Task to carry out — Copy the data exactly as it appears, and do not include any pictures.

>> start Collected data

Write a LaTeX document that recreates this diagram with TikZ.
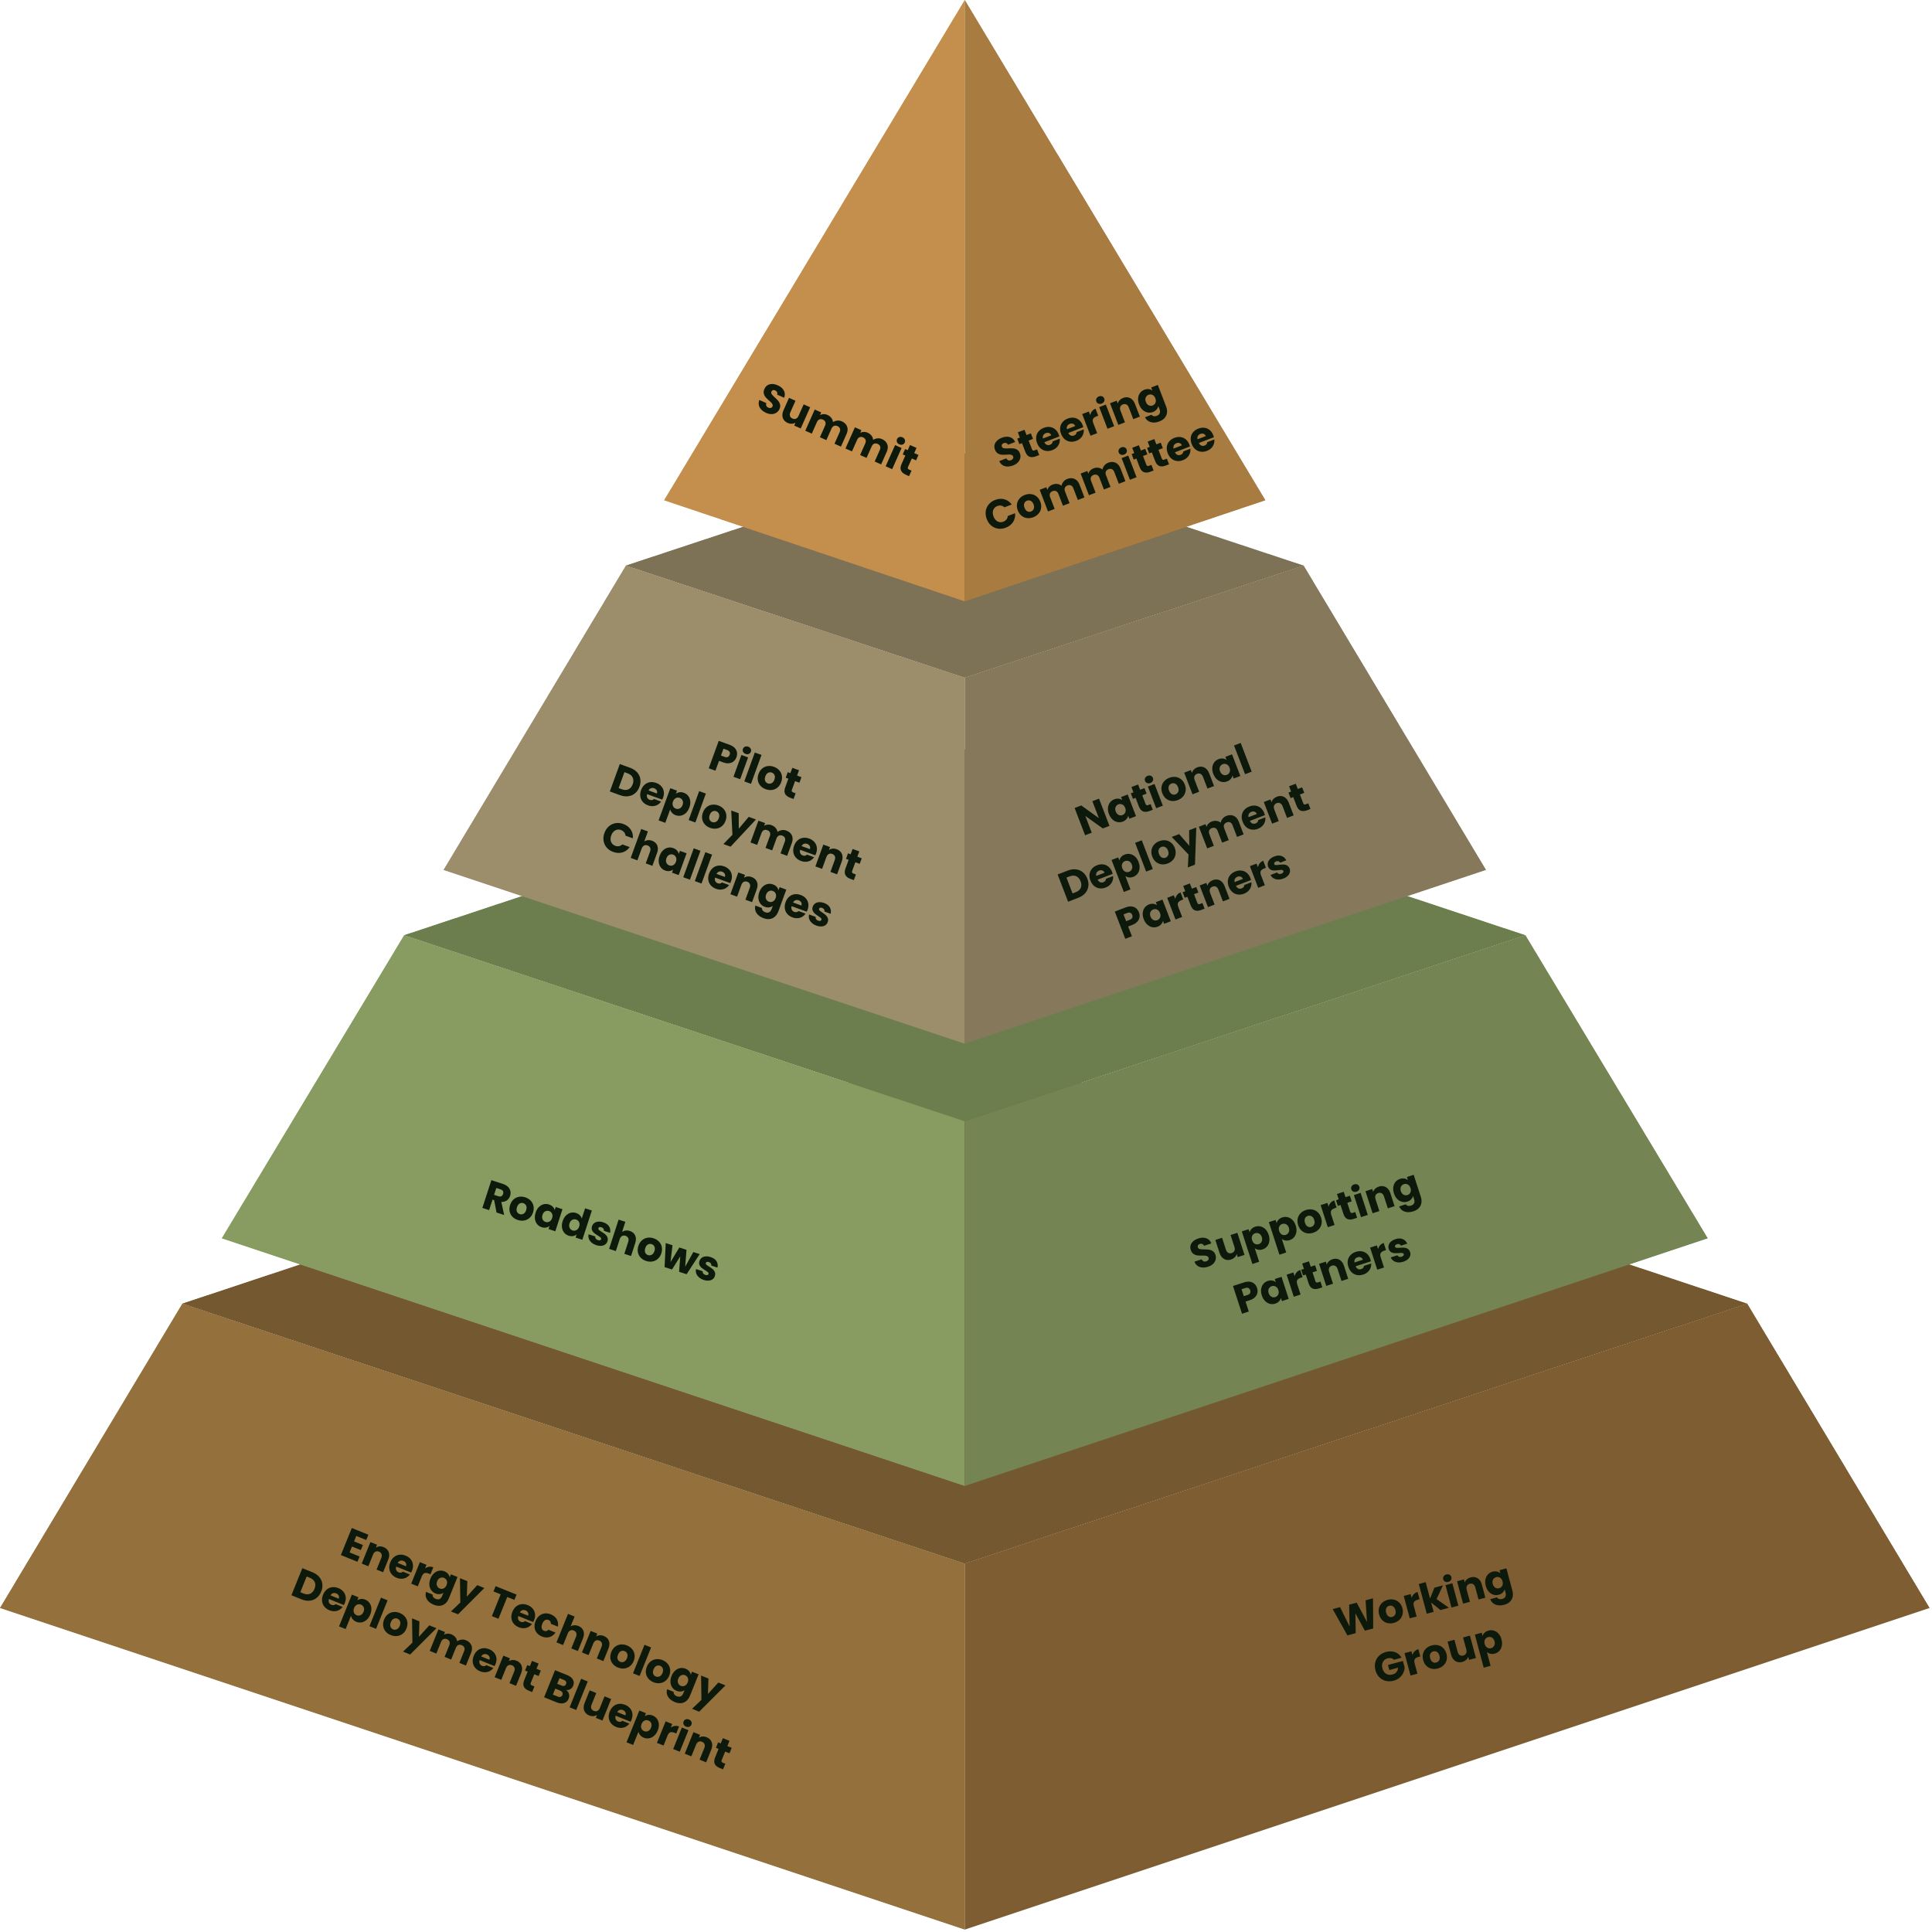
\documentclass[tikz,border=0pt]{standalone}
\usepackage{fontspec}
\setmainfont{Poppins}
\usepackage{tikz}

\definecolor{topL}{HTML}{C48E4C}
\definecolor{topR}{HTML}{A87B40}
\definecolor{pilotT}{HTML}{7D7256}
\definecolor{pilotL}{HTML}{9C8D6B}
\definecolor{pilotR}{HTML}{85785B}
\definecolor{roadT}{HTML}{6D7E4E}
\definecolor{roadL}{HTML}{889C62}
\definecolor{roadR}{HTML}{748453}
\definecolor{baseT}{HTML}{74582F}
\definecolor{baseL}{HTML}{93703C}
\definecolor{baseR}{HTML}{7E5D32}
\definecolor{labelink}{HTML}{0D1A0B}

\tikzset{
  tierlabel/.style={text=labelink, align=center, inner sep=0pt,
    font=\fontsize{9.6}{12.8}\selectfont\bfseries}
}

\begin{document}
\begin{tikzpicture}[x=0.1mm, y=-0.1mm]
  \useasboundingbox (0,0) rectangle (1568,1568);
  % --- Base tier ---
  \fill[baseT] (148,1058) -- (783,847) -- (1418,1058) -- (783,1269) -- cycle;
  \fill[baseL] (148,1058) -- (783,1269) -- (783,1566) -- (0,1305) -- cycle;
  \fill[baseR] (1418,1058) -- (783,1269) -- (783,1566) -- (1566,1305) -- cycle;
  % --- Roadshow tier ---
  \fill[roadT] (328,759) -- (783,608) -- (1238,759) -- (783,910) -- cycle;
  \fill[roadL] (328,759) -- (783,910) -- (783,1206) -- (180,1005) -- cycle;
  \fill[roadR] (1238,759) -- (783,910) -- (783,1206) -- (1386,1005) -- cycle;
  % --- Pilot tier ---
  \fill[pilotT] (508,459) -- (783,368) -- (1058,459) -- (783,550) -- cycle;
  \fill[pilotL] (508,459) -- (783,550) -- (783,847) -- (360,706) -- cycle;
  \fill[pilotR] (1058,459) -- (783,550) -- (783,847) -- (1206,706) -- cycle;
  % --- Top ---
  \fill[topL] (783,0) -- (783,488) -- (539,406) -- cycle;
  \fill[topR] (783,0) -- (783,488) -- (1027,406) -- cycle;
  % --- Labels ---
  \node[tierlabel, rotate=-24] (summit) at (681,347) {Summit};
  \node[tierlabel, rotate=21] (steering) at (884,364) {Steering\\Committee};
  \node[tierlabel, rotate=-20] (pilot) at (597,670) {Pilot\\Deployment\\Challenges};
  \node[tierlabel, rotate=21] (national) at (960,682) {National\\Deployment\\Partners};
  \node[tierlabel, rotate=-18] (road) at (489,999) {Roadshows};
  \node[tierlabel, rotate=18] (support) at (1066,1010) {Supporting\\Partners};
  \node[tierlabel, rotate=-22] (blueprint) at (423,1337) {Energy Technology\\Deployment Blueprint};
  \node[tierlabel, rotate=15] (working) at (1162,1323) {Working\\Group};
\end{tikzpicture}
\end{document}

>> end Collected data

Full response —
Write a LaTeX document that recreates this diagram with TikZ.
\documentclass[tikz,border=0pt]{standalone}
\usepackage{fontspec}
\setmainfont{Poppins}
\usepackage{tikz}

\definecolor{topL}{HTML}{C48E4C}
\definecolor{topR}{HTML}{A87B40}
\definecolor{pilotT}{HTML}{7D7256}
\definecolor{pilotL}{HTML}{9C8D6B}
\definecolor{pilotR}{HTML}{85785B}
\definecolor{roadT}{HTML}{6D7E4E}
\definecolor{roadL}{HTML}{889C62}
\definecolor{roadR}{HTML}{748453}
\definecolor{baseT}{HTML}{74582F}
\definecolor{baseL}{HTML}{93703C}
\definecolor{baseR}{HTML}{7E5D32}
\definecolor{labelink}{HTML}{0D1A0B}

\tikzset{
  tierlabel/.style={text=labelink, align=center, inner sep=0pt,
    font=\fontsize{9.6}{12.8}\selectfont\bfseries}
}

\begin{document}
\begin{tikzpicture}[x=0.1mm, y=-0.1mm]
  \useasboundingbox (0,0) rectangle (1568,1568);
  % --- Base tier ---
  \fill[baseT] (148,1058) -- (783,847) -- (1418,1058) -- (783,1269) -- cycle;
  \fill[baseL] (148,1058) -- (783,1269) -- (783,1566) -- (0,1305) -- cycle;
  \fill[baseR] (1418,1058) -- (783,1269) -- (783,1566) -- (1566,1305) -- cycle;
  % --- Roadshow tier ---
  \fill[roadT] (328,759) -- (783,608) -- (1238,759) -- (783,910) -- cycle;
  \fill[roadL] (328,759) -- (783,910) -- (783,1206) -- (180,1005) -- cycle;
  \fill[roadR] (1238,759) -- (783,910) -- (783,1206) -- (1386,1005) -- cycle;
  % --- Pilot tier ---
  \fill[pilotT] (508,459) -- (783,368) -- (1058,459) -- (783,550) -- cycle;
  \fill[pilotL] (508,459) -- (783,550) -- (783,847) -- (360,706) -- cycle;
  \fill[pilotR] (1058,459) -- (783,550) -- (783,847) -- (1206,706) -- cycle;
  % --- Top ---
  \fill[topL] (783,0) -- (783,488) -- (539,406) -- cycle;
  \fill[topR] (783,0) -- (783,488) -- (1027,406) -- cycle;
  % --- Labels ---
  \node[tierlabel, rotate=-24] (summit) at (681,347) {Summit};
  \node[tierlabel, rotate=21] (steering) at (884,364) {Steering\\Committee};
  \node[tierlabel, rotate=-20] (pilot) at (597,670) {Pilot\\Deployment\\Challenges};
  \node[tierlabel, rotate=21] (national) at (960,682) {National\\Deployment\\Partners};
  \node[tierlabel, rotate=-18] (road) at (489,999) {Roadshows};
  \node[tierlabel, rotate=18] (support) at (1066,1010) {Supporting\\Partners};
  \node[tierlabel, rotate=-22] (blueprint) at (423,1337) {Energy Technology\\Deployment Blueprint};
  \node[tierlabel, rotate=15] (working) at (1162,1323) {Working\\Group};
\end{tikzpicture}
\end{document}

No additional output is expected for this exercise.